6) Sanctuary. Edited by Robert Lynn Asprin. 22 stories of heroic fantasy including: The Gate of the Flying Knives, by Poul Anderson; Blood Brothers; by Joe Haldeman; Looking for Satan, by Vonda N. McIntyre; The Secret of the Blue Star, by Marion Zimmer Bradley; Myrtis, by Christine DeWees; The Price of Doing Business, by Robert Asprin; Shadowspawn, by Andrew J. Offutt; Shadow's Pawn, by Andrew J. Offutt; The Face of Chaos, by Lynn Abbey; Sentences of Death, by John Brunner; To Guard the Guardians, by Robert Asprin; Vashanka's Minion, by Janet Morris; The Dream of the Sorceress, by A. E. van Vogt; The Fruit of Enlibar, by Lynn Abbey; Goddess, by David Drake; Spiders of the Purple Mage, by Philip José Farmer; A Man and His God, by Janet Morris; Then Azyuna Danced, by Lynn Abbey; The Rhinoceros and the Unicorn, by Diana L. Paxson; The Vivisectionist, by Andrew J. Offutt; A Gift in Parting, by Robert Asprin; Ischade, by C. J. Cherryh. Also includes maps of Thieves' World, introductions, and essays.
This one I'm looking forward to getting and reading. Maybe again.
7) The Chronicles of Amber. Roger Zelazny. The Chronicles of Amber is a series of fantasy novels by American writer Roger Zelazny. The main series consists of two story arcs, each five novels in length. Additionally, there are a number of Amber short stories and other works.
The Amber stories take place in two contrasting "true" worlds, Amber and Chaos, and in shadow worlds (Shadows) that lie between the two. These shadows, including our Earth, are parallel worlds that exist in, and were created from, the tension between opposing magical forces of Amber and Chaos. The Courts of Chaos are situated at the very edge of an Abyss. Members of the royal family of Amber, after walking a Pattern that is central to Amber, can travel freely through the Shadows.
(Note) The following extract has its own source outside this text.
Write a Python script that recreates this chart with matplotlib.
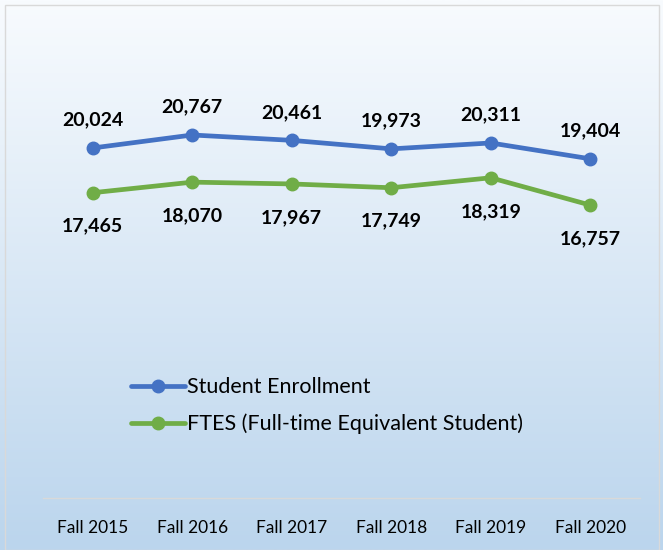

While traveling (shifting) between Shadows, one can alter reality or create a new reality by choosing which elements of which Shadows to keep or add, and which to subtract. Nobles of the Courts of Chaos who have traversed the Logrus are similarly able to travel through Shadow.
Ordered those last night.
When I talked about this to one of my Planescape buddies, also a child of the 80's, he told me about the Streisand Effect, whereby when you try to erase something from the memory of others it just creates the opposite phenomenon, and the thing becomes even more powerful. This is a list of books I may very well have read, enjoyed, and not remembered very much at all if there hadn't been some concerted effort to make them off limits to me, to demonize their content. The effort was even more insidious now that I think back about it because what they were really trying to do is get me to censor myself, to passively accept their introjects and their sense of morality and never question it again. The censor would become internal, and I would have believed it was really me, not them.
A few weeks into that second semester I was suspended for continuing to bring these books in. I had gone as far as to ask for them from a book club for Christmas, and would share them with anyone who was interested. It has been a lot of fun for me reclaiming these memories from the void, and like the character in The Chronicles of Amber who has amnesia, seeing the books laid out before me in a growing pattern as I remember one after the other. Some of these are most decidedly not literary classics, but I hope you, too, will pick one up and read it, whether the ghost of Edwin Meese likes it or not.